Yup. For some reason, those detectors never detected a weapon except in that specific episode. Or at least Odo was never shown interfering when various people walked around with either Starfleet, Bajoran or Cardassian weapons drawn. And when he did interfere, such as with the Duras sisters in "Past Prologue", alarms were not indicated to be the reason he did.

And there never was a detector to indicate that a weapon was firing, unlike the starship-board ones from ST6:TUC (although even those only seemed to pick up unauthorized firings and did not react to authorized ones in any of the movies or the TOS or TAS episodes).

Timo Saloniemi
 
We get an entire episode about Cardassian dissidents, and what is done with this? Nada.
We might draw the conclusion that this episode was even more "romantic" (as in "pathetic") than the writers perhaps intended - that the visiting protagonists were doomed from the start and were defeated the moment they left the story. It's not as if Casablanca really ends in an Allied victory or anything, either: the main thing is what happens to Rick, not what happens to those two McGuffins and their de Gaulle -signed McGuffins on their way to McGuffin.

The lesson of the day: dissidence on Cardassia doesn't pay.

Timo Saloniemi

It probably doesn't, but the few dissident episodes we got (including the two involving Tekeny Ghemor) implied that this was a movement to be taken seriously...I mean, the Obsidian Order went through some lengths to catch Ghemor, who was head of the resistance.

I realise that the "resistance" was sort of a McGuffin, and that the story was - in both the cases of Ghemor and Lang - about the characters and their interactions...but I would still have liked to see them delve deeper into the social structure of Cardassia. They do seem like people who do well with paradoxes: on the one hand, they have no problem with an oppressive state; on the other hand, they won't tolerate an unlimited amount of bullshit.

We hear about the Cardassian populace rioting in the streets...and there's Damar's movement against the Dominion. But we see little of the former, and we get only a glimpse of how many Cardassians are actually content with the way their society works.

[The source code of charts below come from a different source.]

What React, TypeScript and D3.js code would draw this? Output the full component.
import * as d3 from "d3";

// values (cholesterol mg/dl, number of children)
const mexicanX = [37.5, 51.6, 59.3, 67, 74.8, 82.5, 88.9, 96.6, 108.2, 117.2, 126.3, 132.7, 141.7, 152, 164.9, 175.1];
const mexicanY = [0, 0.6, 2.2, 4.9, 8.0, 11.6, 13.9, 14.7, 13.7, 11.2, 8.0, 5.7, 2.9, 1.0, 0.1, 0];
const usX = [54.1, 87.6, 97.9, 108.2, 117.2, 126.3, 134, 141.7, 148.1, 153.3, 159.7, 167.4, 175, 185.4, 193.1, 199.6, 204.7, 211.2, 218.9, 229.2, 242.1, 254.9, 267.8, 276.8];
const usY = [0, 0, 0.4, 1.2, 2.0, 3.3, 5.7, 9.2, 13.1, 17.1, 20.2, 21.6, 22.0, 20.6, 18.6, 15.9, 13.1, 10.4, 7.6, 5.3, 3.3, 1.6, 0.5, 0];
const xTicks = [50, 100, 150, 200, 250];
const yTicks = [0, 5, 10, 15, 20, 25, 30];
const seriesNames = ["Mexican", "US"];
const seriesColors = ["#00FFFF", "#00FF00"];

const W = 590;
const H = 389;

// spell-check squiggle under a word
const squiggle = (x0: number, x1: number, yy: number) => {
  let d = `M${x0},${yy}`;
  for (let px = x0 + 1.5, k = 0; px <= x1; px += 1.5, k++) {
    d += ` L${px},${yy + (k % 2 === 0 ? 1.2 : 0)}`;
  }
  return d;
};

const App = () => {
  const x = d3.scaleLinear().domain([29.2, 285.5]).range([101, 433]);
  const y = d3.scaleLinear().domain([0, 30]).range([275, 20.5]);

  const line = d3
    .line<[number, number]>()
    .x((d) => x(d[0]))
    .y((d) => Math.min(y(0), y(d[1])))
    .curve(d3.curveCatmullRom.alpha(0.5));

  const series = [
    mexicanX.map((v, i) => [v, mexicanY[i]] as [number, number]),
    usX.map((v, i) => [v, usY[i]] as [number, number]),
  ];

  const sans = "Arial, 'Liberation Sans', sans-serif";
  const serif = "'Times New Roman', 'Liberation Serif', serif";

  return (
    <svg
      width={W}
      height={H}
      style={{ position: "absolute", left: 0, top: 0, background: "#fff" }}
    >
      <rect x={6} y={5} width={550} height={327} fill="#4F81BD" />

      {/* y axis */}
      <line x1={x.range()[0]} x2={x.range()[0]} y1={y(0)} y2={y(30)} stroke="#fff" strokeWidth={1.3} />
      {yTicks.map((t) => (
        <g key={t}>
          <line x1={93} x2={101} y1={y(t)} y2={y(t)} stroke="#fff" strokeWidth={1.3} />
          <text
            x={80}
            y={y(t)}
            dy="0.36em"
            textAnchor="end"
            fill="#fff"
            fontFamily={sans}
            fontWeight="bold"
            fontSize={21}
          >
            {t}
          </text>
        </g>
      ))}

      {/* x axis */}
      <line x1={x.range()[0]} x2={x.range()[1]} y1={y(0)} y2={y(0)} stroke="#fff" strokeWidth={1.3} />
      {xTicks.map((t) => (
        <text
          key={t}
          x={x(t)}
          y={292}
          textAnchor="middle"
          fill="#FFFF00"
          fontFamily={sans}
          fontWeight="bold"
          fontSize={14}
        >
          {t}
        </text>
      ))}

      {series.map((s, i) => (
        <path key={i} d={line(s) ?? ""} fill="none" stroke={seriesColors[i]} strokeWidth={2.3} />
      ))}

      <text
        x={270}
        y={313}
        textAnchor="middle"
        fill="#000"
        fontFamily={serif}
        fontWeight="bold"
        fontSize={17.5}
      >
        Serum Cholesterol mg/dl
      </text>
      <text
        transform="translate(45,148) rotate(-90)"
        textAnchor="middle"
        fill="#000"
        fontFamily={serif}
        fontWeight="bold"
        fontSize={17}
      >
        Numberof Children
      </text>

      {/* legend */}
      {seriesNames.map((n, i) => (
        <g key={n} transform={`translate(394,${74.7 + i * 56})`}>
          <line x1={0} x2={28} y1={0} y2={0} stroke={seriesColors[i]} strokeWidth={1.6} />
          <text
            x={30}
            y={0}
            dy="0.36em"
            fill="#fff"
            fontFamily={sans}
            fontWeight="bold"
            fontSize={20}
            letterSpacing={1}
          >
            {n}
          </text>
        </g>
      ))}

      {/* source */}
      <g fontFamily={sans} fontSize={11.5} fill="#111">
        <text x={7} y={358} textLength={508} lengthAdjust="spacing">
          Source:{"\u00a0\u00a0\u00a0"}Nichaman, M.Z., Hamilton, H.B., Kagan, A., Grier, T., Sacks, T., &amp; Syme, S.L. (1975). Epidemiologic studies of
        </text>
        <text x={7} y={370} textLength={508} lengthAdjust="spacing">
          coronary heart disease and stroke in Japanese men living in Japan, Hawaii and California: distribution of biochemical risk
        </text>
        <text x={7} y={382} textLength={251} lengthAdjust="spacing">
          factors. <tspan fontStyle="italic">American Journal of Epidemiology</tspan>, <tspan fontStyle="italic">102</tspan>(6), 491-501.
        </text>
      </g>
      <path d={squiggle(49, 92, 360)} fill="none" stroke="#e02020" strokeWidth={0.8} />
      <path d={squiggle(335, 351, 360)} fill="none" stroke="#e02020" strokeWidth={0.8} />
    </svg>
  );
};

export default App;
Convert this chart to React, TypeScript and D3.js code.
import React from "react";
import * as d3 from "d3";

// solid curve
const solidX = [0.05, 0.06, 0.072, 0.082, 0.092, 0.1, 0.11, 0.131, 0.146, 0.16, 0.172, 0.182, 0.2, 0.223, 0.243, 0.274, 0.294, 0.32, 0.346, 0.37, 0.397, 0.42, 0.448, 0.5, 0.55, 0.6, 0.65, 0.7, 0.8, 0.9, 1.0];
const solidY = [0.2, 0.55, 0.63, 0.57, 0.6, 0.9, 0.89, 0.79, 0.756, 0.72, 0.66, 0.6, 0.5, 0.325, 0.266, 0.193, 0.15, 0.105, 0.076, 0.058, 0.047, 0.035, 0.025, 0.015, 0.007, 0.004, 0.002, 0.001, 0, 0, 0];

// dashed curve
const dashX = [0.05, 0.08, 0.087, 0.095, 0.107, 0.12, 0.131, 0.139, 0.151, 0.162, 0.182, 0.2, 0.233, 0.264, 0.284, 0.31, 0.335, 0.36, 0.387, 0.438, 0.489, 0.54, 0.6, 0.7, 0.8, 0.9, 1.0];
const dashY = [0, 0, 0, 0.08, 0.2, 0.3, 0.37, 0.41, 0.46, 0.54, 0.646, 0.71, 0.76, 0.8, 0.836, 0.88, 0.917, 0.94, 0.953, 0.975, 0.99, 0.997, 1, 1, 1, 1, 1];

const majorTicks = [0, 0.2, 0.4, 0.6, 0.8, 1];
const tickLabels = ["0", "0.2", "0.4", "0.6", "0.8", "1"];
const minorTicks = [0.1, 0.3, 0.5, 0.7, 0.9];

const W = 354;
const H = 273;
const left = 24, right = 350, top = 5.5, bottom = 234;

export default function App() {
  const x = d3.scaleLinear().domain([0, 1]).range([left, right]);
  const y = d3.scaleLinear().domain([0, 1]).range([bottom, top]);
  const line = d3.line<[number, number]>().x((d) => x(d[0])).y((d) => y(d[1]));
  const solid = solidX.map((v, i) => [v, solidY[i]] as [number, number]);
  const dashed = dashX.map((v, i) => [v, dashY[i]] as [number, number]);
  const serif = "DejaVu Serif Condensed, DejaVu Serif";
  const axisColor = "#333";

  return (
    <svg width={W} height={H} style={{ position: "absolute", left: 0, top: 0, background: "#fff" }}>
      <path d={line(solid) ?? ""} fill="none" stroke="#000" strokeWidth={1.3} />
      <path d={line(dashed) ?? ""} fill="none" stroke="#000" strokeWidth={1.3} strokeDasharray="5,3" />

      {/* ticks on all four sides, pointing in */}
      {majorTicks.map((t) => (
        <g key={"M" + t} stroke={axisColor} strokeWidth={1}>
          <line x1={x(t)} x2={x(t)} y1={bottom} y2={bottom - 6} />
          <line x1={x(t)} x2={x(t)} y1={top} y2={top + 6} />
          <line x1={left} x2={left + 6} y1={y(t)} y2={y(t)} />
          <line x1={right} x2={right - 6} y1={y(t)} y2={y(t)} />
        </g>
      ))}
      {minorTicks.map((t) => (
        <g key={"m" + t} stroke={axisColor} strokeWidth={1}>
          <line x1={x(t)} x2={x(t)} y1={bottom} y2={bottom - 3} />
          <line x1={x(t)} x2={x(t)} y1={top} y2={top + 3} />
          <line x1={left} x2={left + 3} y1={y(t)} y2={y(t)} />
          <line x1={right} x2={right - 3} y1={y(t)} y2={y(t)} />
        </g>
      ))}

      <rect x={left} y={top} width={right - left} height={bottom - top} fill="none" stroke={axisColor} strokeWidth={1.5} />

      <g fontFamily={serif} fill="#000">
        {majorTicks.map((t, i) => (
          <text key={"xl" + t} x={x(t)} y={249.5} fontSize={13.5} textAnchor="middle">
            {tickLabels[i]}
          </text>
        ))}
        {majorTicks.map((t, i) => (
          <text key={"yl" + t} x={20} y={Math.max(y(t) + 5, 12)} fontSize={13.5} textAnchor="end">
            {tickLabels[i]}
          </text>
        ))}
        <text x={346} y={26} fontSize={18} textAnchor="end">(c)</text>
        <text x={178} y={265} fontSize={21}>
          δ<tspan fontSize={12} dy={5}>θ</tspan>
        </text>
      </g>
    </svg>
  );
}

As far as ST races go, the Cardies are amongst the more interesting, because they aren't all the same. More depth would have been even more brilliant.
 
What made the Cardassians such interesting antagonists in DS9, wasn't that they were super powerful or anything, but they were a multi-layered complicated society, and not much different than certain darker aspects of humanity.

There were good and bad people, and the bad ones were just predominantly in charge. Even then, some of them, as Damar showed, could change.
 
Exactly! Whilst everyone else is kind of a cliché (Vulcans, Romulans, Bajorans, Klingons (and don't get me started on them), and even humans to a certain extent, as the resident goodie-two-shoes until the Dominion War started), the Cardassians are just...people. Still, I would have loved to see even more of them.